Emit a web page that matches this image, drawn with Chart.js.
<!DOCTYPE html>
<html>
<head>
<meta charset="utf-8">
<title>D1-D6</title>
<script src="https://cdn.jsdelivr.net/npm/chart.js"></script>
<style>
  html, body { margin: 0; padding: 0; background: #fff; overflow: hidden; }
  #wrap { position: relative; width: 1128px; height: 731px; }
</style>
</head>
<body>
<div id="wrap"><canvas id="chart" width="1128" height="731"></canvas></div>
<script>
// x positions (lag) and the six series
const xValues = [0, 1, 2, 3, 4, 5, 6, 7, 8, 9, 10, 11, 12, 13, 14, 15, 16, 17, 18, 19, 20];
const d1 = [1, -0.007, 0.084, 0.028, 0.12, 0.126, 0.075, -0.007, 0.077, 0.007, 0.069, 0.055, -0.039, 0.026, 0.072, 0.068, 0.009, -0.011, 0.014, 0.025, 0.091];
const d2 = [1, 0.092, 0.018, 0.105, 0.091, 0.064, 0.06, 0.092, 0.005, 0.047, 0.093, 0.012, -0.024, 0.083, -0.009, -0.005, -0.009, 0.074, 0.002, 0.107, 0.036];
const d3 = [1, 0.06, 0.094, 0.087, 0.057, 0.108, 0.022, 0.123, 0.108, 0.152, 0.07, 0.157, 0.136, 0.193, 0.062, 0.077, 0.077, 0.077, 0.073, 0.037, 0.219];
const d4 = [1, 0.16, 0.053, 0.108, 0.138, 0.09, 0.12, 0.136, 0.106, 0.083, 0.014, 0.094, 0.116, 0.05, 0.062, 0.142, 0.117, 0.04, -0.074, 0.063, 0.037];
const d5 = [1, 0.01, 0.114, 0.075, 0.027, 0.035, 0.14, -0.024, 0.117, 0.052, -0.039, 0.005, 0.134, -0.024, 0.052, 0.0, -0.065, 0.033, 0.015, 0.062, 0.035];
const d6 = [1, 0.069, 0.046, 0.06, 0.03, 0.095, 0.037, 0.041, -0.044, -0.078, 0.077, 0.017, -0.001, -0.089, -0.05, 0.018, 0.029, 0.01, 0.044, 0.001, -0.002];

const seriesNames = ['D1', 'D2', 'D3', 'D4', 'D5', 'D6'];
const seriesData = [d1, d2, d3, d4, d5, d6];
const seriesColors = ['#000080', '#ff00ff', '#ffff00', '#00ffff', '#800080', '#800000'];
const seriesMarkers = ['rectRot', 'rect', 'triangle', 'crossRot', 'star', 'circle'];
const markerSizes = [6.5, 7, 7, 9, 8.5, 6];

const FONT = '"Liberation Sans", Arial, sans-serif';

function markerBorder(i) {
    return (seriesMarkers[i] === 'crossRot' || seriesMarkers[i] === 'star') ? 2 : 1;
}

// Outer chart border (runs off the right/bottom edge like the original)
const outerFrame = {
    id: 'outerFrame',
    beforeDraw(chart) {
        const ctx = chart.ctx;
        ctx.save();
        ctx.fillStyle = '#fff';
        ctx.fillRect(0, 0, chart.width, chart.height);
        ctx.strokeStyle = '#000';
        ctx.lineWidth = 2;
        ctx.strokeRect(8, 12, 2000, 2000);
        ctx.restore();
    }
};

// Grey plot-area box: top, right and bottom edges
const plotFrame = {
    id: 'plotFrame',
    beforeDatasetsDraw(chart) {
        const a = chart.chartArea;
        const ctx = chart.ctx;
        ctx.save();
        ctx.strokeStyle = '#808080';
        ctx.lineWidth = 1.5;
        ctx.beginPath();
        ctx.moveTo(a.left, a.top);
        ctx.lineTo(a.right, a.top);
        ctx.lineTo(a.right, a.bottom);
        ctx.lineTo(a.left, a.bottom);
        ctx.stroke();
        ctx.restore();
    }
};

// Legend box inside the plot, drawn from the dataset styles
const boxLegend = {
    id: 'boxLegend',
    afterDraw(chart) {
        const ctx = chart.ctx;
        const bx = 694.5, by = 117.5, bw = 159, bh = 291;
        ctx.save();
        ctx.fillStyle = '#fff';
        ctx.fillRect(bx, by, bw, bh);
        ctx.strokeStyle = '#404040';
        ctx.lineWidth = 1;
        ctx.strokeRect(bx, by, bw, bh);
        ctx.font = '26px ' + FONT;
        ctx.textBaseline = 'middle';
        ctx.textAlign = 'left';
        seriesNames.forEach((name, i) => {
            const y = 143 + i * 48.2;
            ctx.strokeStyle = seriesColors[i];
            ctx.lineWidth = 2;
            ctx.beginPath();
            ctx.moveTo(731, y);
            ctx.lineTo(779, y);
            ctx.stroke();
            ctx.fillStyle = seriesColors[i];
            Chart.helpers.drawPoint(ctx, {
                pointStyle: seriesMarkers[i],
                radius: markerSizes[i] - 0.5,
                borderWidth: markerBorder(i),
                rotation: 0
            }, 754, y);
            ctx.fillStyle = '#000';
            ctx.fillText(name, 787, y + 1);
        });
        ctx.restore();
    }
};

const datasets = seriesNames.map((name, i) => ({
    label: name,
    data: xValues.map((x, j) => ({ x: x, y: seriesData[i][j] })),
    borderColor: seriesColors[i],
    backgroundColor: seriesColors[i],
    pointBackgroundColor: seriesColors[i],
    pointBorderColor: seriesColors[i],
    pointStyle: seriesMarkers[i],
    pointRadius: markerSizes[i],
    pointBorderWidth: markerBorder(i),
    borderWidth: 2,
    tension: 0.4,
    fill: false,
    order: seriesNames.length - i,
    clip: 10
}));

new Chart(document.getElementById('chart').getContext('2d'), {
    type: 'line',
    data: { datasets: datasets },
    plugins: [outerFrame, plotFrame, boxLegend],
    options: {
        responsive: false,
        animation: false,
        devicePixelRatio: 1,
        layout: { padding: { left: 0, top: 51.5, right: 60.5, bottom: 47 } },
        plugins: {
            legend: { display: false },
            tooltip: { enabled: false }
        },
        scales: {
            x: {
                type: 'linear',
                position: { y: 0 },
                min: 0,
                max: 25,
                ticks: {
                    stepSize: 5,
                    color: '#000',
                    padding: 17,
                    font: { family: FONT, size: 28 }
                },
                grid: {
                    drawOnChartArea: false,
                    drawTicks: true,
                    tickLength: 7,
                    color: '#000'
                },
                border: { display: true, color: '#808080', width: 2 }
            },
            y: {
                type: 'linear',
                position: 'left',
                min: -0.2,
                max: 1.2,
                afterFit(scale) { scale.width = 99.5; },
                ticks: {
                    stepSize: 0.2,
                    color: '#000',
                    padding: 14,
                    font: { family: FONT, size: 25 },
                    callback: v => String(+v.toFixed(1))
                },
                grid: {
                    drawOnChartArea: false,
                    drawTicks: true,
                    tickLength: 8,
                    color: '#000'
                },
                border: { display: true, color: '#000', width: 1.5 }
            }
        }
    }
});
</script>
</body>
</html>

- To do: Retype all of the material above with every character intact.

- Exercise answer:
Emit a web page that matches this image, drawn with Chart.js.
<!DOCTYPE html>
<html>
<head>
<meta charset="utf-8">
<title>D1-D6</title>
<script src="https://cdn.jsdelivr.net/npm/chart.js"></script>
<style>
  html, body { margin: 0; padding: 0; background: #fff; overflow: hidden; }
  #wrap { position: relative; width: 1128px; height: 731px; }
</style>
</head>
<body>
<div id="wrap"><canvas id="chart" width="1128" height="731"></canvas></div>
<script>
// x positions (lag) and the six series
const xValues = [0, 1, 2, 3, 4, 5, 6, 7, 8, 9, 10, 11, 12, 13, 14, 15, 16, 17, 18, 19, 20];
const d1 = [1, -0.007, 0.084, 0.028, 0.12, 0.126, 0.075, -0.007, 0.077, 0.007, 0.069, 0.055, -0.039, 0.026, 0.072, 0.068, 0.009, -0.011, 0.014, 0.025, 0.091];
const d2 = [1, 0.092, 0.018, 0.105, 0.091, 0.064, 0.06, 0.092, 0.005, 0.047, 0.093, 0.012, -0.024, 0.083, -0.009, -0.005, -0.009, 0.074, 0.002, 0.107, 0.036];
const d3 = [1, 0.06, 0.094, 0.087, 0.057, 0.108, 0.022, 0.123, 0.108, 0.152, 0.07, 0.157, 0.136, 0.193, 0.062, 0.077, 0.077, 0.077, 0.073, 0.037, 0.219];
const d4 = [1, 0.16, 0.053, 0.108, 0.138, 0.09, 0.12, 0.136, 0.106, 0.083, 0.014, 0.094, 0.116, 0.05, 0.062, 0.142, 0.117, 0.04, -0.074, 0.063, 0.037];
const d5 = [1, 0.01, 0.114, 0.075, 0.027, 0.035, 0.14, -0.024, 0.117, 0.052, -0.039, 0.005, 0.134, -0.024, 0.052, 0.0, -0.065, 0.033, 0.015, 0.062, 0.035];
const d6 = [1, 0.069, 0.046, 0.06, 0.03, 0.095, 0.037, 0.041, -0.044, -0.078, 0.077, 0.017, -0.001, -0.089, -0.05, 0.018, 0.029, 0.01, 0.044, 0.001, -0.002];

const seriesNames = ['D1', 'D2', 'D3', 'D4', 'D5', 'D6'];
const seriesData = [d1, d2, d3, d4, d5, d6];
const seriesColors = ['#000080', '#ff00ff', '#ffff00', '#00ffff', '#800080', '#800000'];
const seriesMarkers = ['rectRot', 'rect', 'triangle', 'crossRot', 'star', 'circle'];
const markerSizes = [6.5, 7, 7, 9, 8.5, 6];

const FONT = '"Liberation Sans", Arial, sans-serif';

function markerBorder(i) {
    return (seriesMarkers[i] === 'crossRot' || seriesMarkers[i] === 'star') ? 2 : 1;
}

// Outer chart border (runs off the right/bottom edge like the original)
const outerFrame = {
    id: 'outerFrame',
    beforeDraw(chart) {
        const ctx = chart.ctx;
        ctx.save();
        ctx.fillStyle = '#fff';
        ctx.fillRect(0, 0, chart.width, chart.height);
        ctx.strokeStyle = '#000';
        ctx.lineWidth = 2;
        ctx.strokeRect(8, 12, 2000, 2000);
        ctx.restore();
    }
};

// Grey plot-area box: top, right and bottom edges
const plotFrame = {
    id: 'plotFrame',
    beforeDatasetsDraw(chart) {
        const a = chart.chartArea;
        const ctx = chart.ctx;
        ctx.save();
        ctx.strokeStyle = '#808080';
        ctx.lineWidth = 1.5;
        ctx.beginPath();
        ctx.moveTo(a.left, a.top);
        ctx.lineTo(a.right, a.top);
        ctx.lineTo(a.right, a.bottom);
        ctx.lineTo(a.left, a.bottom);
        ctx.stroke();
        ctx.restore();
    }
};

// Legend box inside the plot, drawn from the dataset styles
const boxLegend = {
    id: 'boxLegend',
    afterDraw(chart) {
        const ctx = chart.ctx;
        const bx = 694.5, by = 117.5, bw = 159, bh = 291;
        ctx.save();
        ctx.fillStyle = '#fff';
        ctx.fillRect(bx, by, bw, bh);
        ctx.strokeStyle = '#404040';
        ctx.lineWidth = 1;
        ctx.strokeRect(bx, by, bw, bh);
        ctx.font = '26px ' + FONT;
        ctx.textBaseline = 'middle';
        ctx.textAlign = 'left';
        seriesNames.forEach((name, i) => {
            const y = 143 + i * 48.2;
            ctx.strokeStyle = seriesColors[i];
            ctx.lineWidth = 2;
            ctx.beginPath();
            ctx.moveTo(731, y);
            ctx.lineTo(779, y);
            ctx.stroke();
            ctx.fillStyle = seriesColors[i];
            Chart.helpers.drawPoint(ctx, {
                pointStyle: seriesMarkers[i],
                radius: markerSizes[i] - 0.5,
                borderWidth: markerBorder(i),
                rotation: 0
            }, 754, y);
            ctx.fillStyle = '#000';
            ctx.fillText(name, 787, y + 1);
        });
        ctx.restore();
    }
};

const datasets = seriesNames.map((name, i) => ({
    label: name,
    data: xValues.map((x, j) => ({ x: x, y: seriesData[i][j] })),
    borderColor: seriesColors[i],
    backgroundColor: seriesColors[i],
    pointBackgroundColor: seriesColors[i],
    pointBorderColor: seriesColors[i],
    pointStyle: seriesMarkers[i],
    pointRadius: markerSizes[i],
    pointBorderWidth: markerBorder(i),
    borderWidth: 2,
    tension: 0.4,
    fill: false,
    order: seriesNames.length - i,
    clip: 10
}));

new Chart(document.getElementById('chart').getContext('2d'), {
    type: 'line',
    data: { datasets: datasets },
    plugins: [outerFrame, plotFrame, boxLegend],
    options: {
        responsive: false,
        animation: false,
        devicePixelRatio: 1,
        layout: { padding: { left: 0, top: 51.5, right: 60.5, bottom: 47 } },
        plugins: {
            legend: { display: false },
            tooltip: { enabled: false }
        },
        scales: {
            x: {
                type: 'linear',
                position: { y: 0 },
                min: 0,
                max: 25,
                ticks: {
                    stepSize: 5,
                    color: '#000',
                    padding: 17,
                    font: { family: FONT, size: 28 }
                },
                grid: {
                    drawOnChartArea: false,
                    drawTicks: true,
                    tickLength: 7,
                    color: '#000'
                },
                border: { display: true, color: '#808080', width: 2 }
            },
            y: {
                type: 'linear',
                position: 'left',
                min: -0.2,
                max: 1.2,
                afterFit(scale) { scale.width = 99.5; },
                ticks: {
                    stepSize: 0.2,
                    color: '#000',
                    padding: 14,
                    font: { family: FONT, size: 25 },
                    callback: v => String(+v.toFixed(1))
                },
                grid: {
                    drawOnChartArea: false,
                    drawTicks: true,
                    tickLength: 8,
                    color: '#000'
                },
                border: { display: true, color: '#000', width: 1.5 }
            }
        }
    }
});
</script>
</body>
</html>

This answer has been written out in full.